▶ [The exercise] Repeat exactly the lines running from the first line of the data to the line containing "from bokeh.core.properties import value", both ends included, and nothing else; drop the pictures.
+++ Given material +++
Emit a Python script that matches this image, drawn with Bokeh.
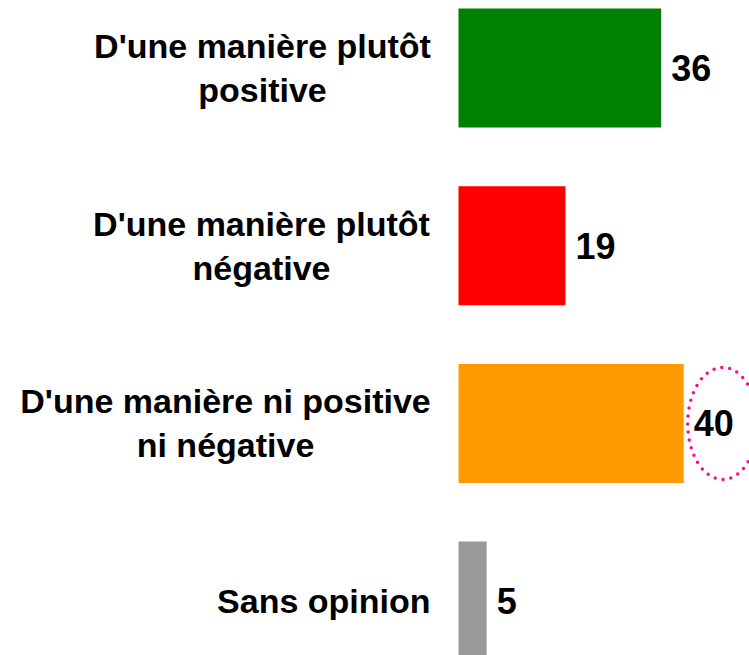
from bokeh.plotting import figure
from bokeh.models import Range1d, ColumnDataSource
from bokeh.embed import file_html
from bokeh.resources import INLINE
from bokeh.core.properties import value

# ---- data ----
categories = [
    "D'une manière plutôt\npositive",
    "D'une manière plutôt\nnégative",
    "D'une manière ni positive\nni négative",
    "Sans opinion",
]
values = [36, 19, 40, 5]
colors = ["#008000", "#FF0000", "#FF9900", "#999999"]
highlighted = "D'une manière ni positive\nni négative"

# ---- layout (pixels) ----
W, H = 749, 655
PX_PER_UNIT = 5.63
BAR_START_PX = 458
ROW_PX = 177.7
FIRST_ROW_PX = 67.5
BAR_PX = 119
LINE_GAP = 44
# horizontal centre of each label block relative to bar start (None = right aligned)
label_centre_px = [-196, -197, -233, None]
FONT = value("Liberation Sans")

idx = list(range(len(categories)))

p = figure(width=W, height=H, output_backend="svg", toolbar_location=None,
           x_range=Range1d(-BAR_START_PX / PX_PER_UNIT, (W - BAR_START_PX) / PX_PER_UNIT),
           y_range=Range1d((H - FIRST_ROW_PX) / ROW_PX, -FIRST_ROW_PX / ROW_PX),
           min_border=0)
p.axis.visible = False
p.grid.visible = False
p.outline_line_color = None
p.background_fill_color = "white"
p.border_fill_color = "white"

src = ColumnDataSource(dict(y=idx, v=values, c=colors, lbl=[str(v) for v in values]))
p.hbar(y="y", left=0, right="v", height=BAR_PX / ROW_PX, fill_color="c",
       line_color=None, source=src)
p.text(x="v", y="y", text="lbl", x_offset=10, text_align="left", text_baseline="middle",
       text_font=FONT, text_font_style="bold", text_font_size="36px",
       text_color="black", source=src)

# category labels, one text per line
for i, cat in enumerate(categories):
    lines = cat.split("\n")
    n = len(lines)
    for k, line in enumerate(lines):
        dy = (k - (n - 1) / 2) * LINE_GAP
        if label_centre_px[i] is None:
            xo, align = -28, "right"
        else:
            xo, align = label_centre_px[i], "center"
        p.text(x=[0], y=[i], text=[line], x_offset=xo, y_offset=dy,
               text_align=align, text_baseline="middle",
               text_font=FONT, text_font_style="bold", text_font_size="34px",
               text_color="black")

# dotted highlight ellipse around the value
h = categories.index(highlighted)
p.ellipse(x=[values[h] + 39 / PX_PER_UNIT], y=[h], width=70, height=112,
          width_units="screen", height_units="screen",
          fill_color=None, line_color="#FF0A8C", line_width=3.5,
          line_dash="0 8", line_cap="round")

open("out.html", "w").write(file_html(p, INLINE))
+++
▶ [Written answer]
Emit a Python script that matches this image, drawn with Bokeh.
from bokeh.plotting import figure
from bokeh.models import Range1d, ColumnDataSource
from bokeh.embed import file_html
from bokeh.resources import INLINE
from bokeh.core.properties import value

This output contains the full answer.